In a satirical context, a caricature is widely considered to hold a negative connotation. Caricatures, after all, are imitations in which certain traits are amplified for comedic and ironic purposes—sometimes with malicious intent. In Oscar Wilde’s short story The Model Millionaire, the character of Hughie Erskine is held up to be a caricature of an middle-upper-class gentleman in love. In The Model Millionaire, Wilde describes him as “wonderfully good-looking…as popular with men as he was with women…and [having] every accomplishment except that of making money”. He goes on to call him “a delightful, ineffectual young man with a perfect profile and no profession”. Wilde intends Hughie to be a sympathetic creature, with a good heart but not a brilliant head, whose love is hampered by his lack of funds. This prototyping can lead to readers classifying Hughie with more flat, non-developmental characters—but Wilde shows where Hughie’s virtues lead to satisfactory closure.
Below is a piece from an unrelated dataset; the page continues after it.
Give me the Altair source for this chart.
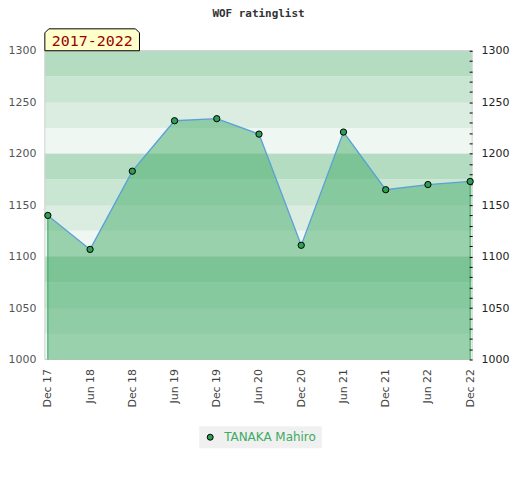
import altair as alt
import pandas as pd

# ---- data ----
periods = ["Dec 17", "Jun 18", "Dec 18", "Jun 19", "Dec 19", "Jun 20",
           "Dec 20", "Jun 21", "Dec 21", "Jun 22", "Dec 22"]
ratings = [1140, 1107, 1183, 1232, 1234, 1219, 1111, 1221, 1165, 1170, 1173]
player = "TANAKA Mahiro"
chart_title = "WOF ratinglist"
range_label = "2017-2022"
y_min, y_max = 1000, 1300
band_starts = list(range(1000, 1300, 25))
band_colors = ["#eef7f1", "#dbede1", "#c9e6d3", "#b3dcc1"] * 3
label_values = list(range(1000, 1301, 50))
minor_ticks = list(range(1000, 1301, 10))

W, H = 429, 310
GREEN = "#2f9f57"

df = pd.DataFrame({"period": periods, "rating": ratings, "player": player})
df["base"] = y_min
edges = df.iloc[[0, len(df) - 1]].copy()
bands = pd.DataFrame({"start": band_starts,
                      "end": [s + 25 for s in band_starts],
                      "color": band_colors})
grid = pd.DataFrame({"v": label_values})
lab = pd.DataFrame({"t": [range_label], "title": [chart_title]})

xs = alt.Scale(type="point", domain=periods, range=[3, W - 2], padding=0)
ys = alt.Scale(domain=[y_min, y_max], nice=False, zero=False)

x_enc = alt.X("period:N", sort=periods, scale=xs,
              axis=alt.Axis(title=None, labelAngle=-90, labelAlign="right",
                            labelBaseline="middle", labelPadding=9, ticks=False,
                            domain=False, labelColor="#444", labelFont="DejaVu Sans",
                            labelFontSize=11, grid=False))

band_layer = alt.Chart(bands).mark_rect().encode(
    x=alt.value(0), x2=alt.value(W),
    y=alt.Y("start:Q", scale=ys,
            axis=alt.Axis(orient="left", title=None, values=label_values, ticks=False,
                          domain=False, grid=False, labelPadding=9, labelColor="#555",
                          labelFont="DejaVu Sans", labelFontSize=11, format="d")),
    y2="end:Q",
    fill=alt.Color("color:N", scale=None),
)

grid_layer = alt.Chart(grid).mark_rule(color="#d6dcd8", strokeWidth=1, opacity=0.7).encode(
    y=alt.Y("v:Q", scale=ys,
            axis=alt.Axis(orient="right", title=None, values=minor_ticks, ticks=True,
                          tickSize=3, tickColor="#000", tickWidth=1, offset=-3,
                          domain=False, grid=False, format="d", zindex=1,
                          labelPadding=9, labelColor="#222", labelFont="DejaVu Sans",
                          labelFontSize=11,
                          labelExpr="datum.value % 50 == 0 ? datum.label : ''")),
)

frame = alt.Chart(lab).mark_rect(filled=False, stroke="#cfcfcf", strokeWidth=1).encode(
    x=alt.value(0), x2=alt.value(W), y=alt.value(0), y2=alt.value(H))

area = alt.Chart(df).mark_area(color="#46ac6a", opacity=0.5).encode(
    x=x_enc,
    y=alt.Y("rating:Q", scale=ys, axis=None),
    y2="base:Q",
)

edge_layer = alt.Chart(edges).mark_rule(color="#2ea85a", strokeWidth=1).encode(
    x=x_enc,
    y=alt.Y("rating:Q", scale=ys, axis=None),
    y2="base:Q",
)

line = alt.Chart(df).mark_line(color="#5aa0d8", strokeWidth=1.3).encode(
    x=x_enc,
    y=alt.Y("rating:Q", scale=ys, axis=None),
)

points = alt.Chart(df).mark_point(filled=True, stroke="#000", strokeWidth=1,
                                  size=40, opacity=1).encode(
    x=x_enc,
    y=alt.Y("rating:Q", scale=ys, axis=None),
    color=alt.Color("player:N", scale=alt.Scale(domain=[player], range=[GREEN]),
                    legend=alt.Legend(title=None, orient="none", legendX=155, legendY=377,
                                      fillColor="#f0f0f0", padding=5,
                                      symbolStrokeColor="#000", symbolStrokeWidth=1,
                                      symbolSize=36, symbolType="circle",
                                      labelColor="#3cab63", labelFont="DejaVu Sans",
                                      labelFontSize=12, labelOffset=8)),
)

box_path = "M -1 0.2316 L -1 -0.147 L -0.916 -0.2316 L 0.916 -0.2316 L 1 -0.147 L 1 0.2316 Z"
box = alt.Chart(lab).mark_point(shape=box_path, filled=True, fill="#ffffcc",
                                stroke="#000", strokeWidth=1, size=9025, opacity=1).encode(
    x=alt.value(47.5), y=alt.value(-11))
box_text = alt.Chart(lab).mark_text(font="DejaVu Sans Mono", fontSize=15, color="#990000",
                                    align="center", baseline="middle").encode(
    x=alt.value(47.5), y=alt.value(-10), text="t:N")
title_text = alt.Chart(lab).mark_text(font="DejaVu Sans Mono", fontSize=11, fontWeight="bold",
                                      color="#333", align="center", baseline="middle").encode(
    x=alt.value(W / 2), y=alt.value(-37), text="title:N")

chart = alt.layer(band_layer, grid_layer, frame, area, edge_layer, line, points,
                  box, box_text, title_text).resolve_axis(
    y="independent"
).properties(
    width=W, height=H,
    autosize=alt.AutoSizeParams(type="none"),
    padding={"left": 37, "top": 42, "right": 40, "bottom": 110},
).configure_view(stroke=None)

chart.save("out.html", embed_options={"renderer": "svg", "actions": False})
“[The old beggar-man] looked so forlorn and wretched that Hughie could not help pitying him, and felt in his pockets to see what money he had…he walked across the studio and slipped the sovereign into the beggar's hand.” Dropping by artist and friend Alan Trevor, Hughie notices a man in beggar’s clothes modeling for his friend. Admiring the scene at first, Hughie turns scandalized by Alan’s revealing that his model receives a measly sum for posing. In a moment of self-perceived weakness, he takes his last money of value and gives it discreetly to the model, despite his own financial deficiency. His sweetheart ridicules him for his action, because her father will not allow their engagement without at least ten thousand pounds. When Alan discovers Hughie’s spontaneous alms-distribution, he “burst into a roar of laughter”, for “[t]he old man…in the studio was Baron Hausberg”, a millionaire who commissioned Alan to paint him as a beggar. The following morning, Hughie receives a ten thousand pound check financing his wedding from the Baron Hausberg. The cause-effect sequence is simple: firstly, a poor man gives his last valuable possession to a person he perceives to have a greater need. The first reaction from his surrounding society is ridicule. Then his situation turns on its head with a “thank-you card” from the poorer man, which solves the problem he entered the situation with. This literary formula used by Wilde is showcasing the positive and negative effects of charity, or as it was termed, virtue. Virtue—much like gratification—has two sides to it: the short- and long-term impact. Wilde communicates the short-term impact heavily by his companions, making the audience momentarily doubt the value of virtue at all. Hughie has a goal: to marry. Giving away his last sovereign is detrimental to that goal, as well as exposing him to contempt in the circles in which he had some standing (Wilde describes him as popular, with a “perfect profile”). The Baron Hausberg turns this around by bestowing a path to Hughie’s goal: giving the financial aid necessary to marry. What had seemed to hold Hughie back was inadvertently boosting him to his dream. Wilde’s position on virtue is summarized in financial terms. By giving all he had, Hughie receives all he desires.
This turn-of-events that Wilde shows the reader has a larger impact. Published in 1887, The Model Millionaire is in the thick of the Edwardian Age of literature. Wilde’s intended audience, those valuing high- and low-brow literature for its simplicity and exposition of virtues, would have recognized those same virtues prominent in Hughie’s character, as well as the Horatian satire presented in this situation. As a modern audience, however, readers must immerse themselves in Wilde’s intention or message that he, as the author, wants conveyed. Hughie’s role is simultaneously that of the everyman and of the hero, intended to be both who readers sympathize with and who the readers aspire to be. Wilde shows the audience the everyman in his social situation and the hero through Alan, who rebutting Hughie’s declaration of humiliation, pshaws, “Nonsense! It reflects the highest credit on your philanthropic spirit…” Hughie’s spur-of-the-moment, socially degrading display of virtue is what Wilde is telling his readers to imitate—with the right amount of tongue-in-cheek, ironic, French prods to uplift the narrative into a light read. Wilde addresses the circumstances with intelligence catering to the rarity of “the only people painters should know” with levity enough to please the “men who are dandies and women who are darlings”. In The Model Millionaire, it is Hughie’s sympathetic caricature of “his generous reckless nature” that endear him to Baron Hausberg and Wilde’s audience. Wilde closes his short story with a pun on millionaires and their modeling capabilities. With a new perspective on his a-prototypical caricature, Wilde encourages his readers to model themselves on his own model, rich not in money but in virtue.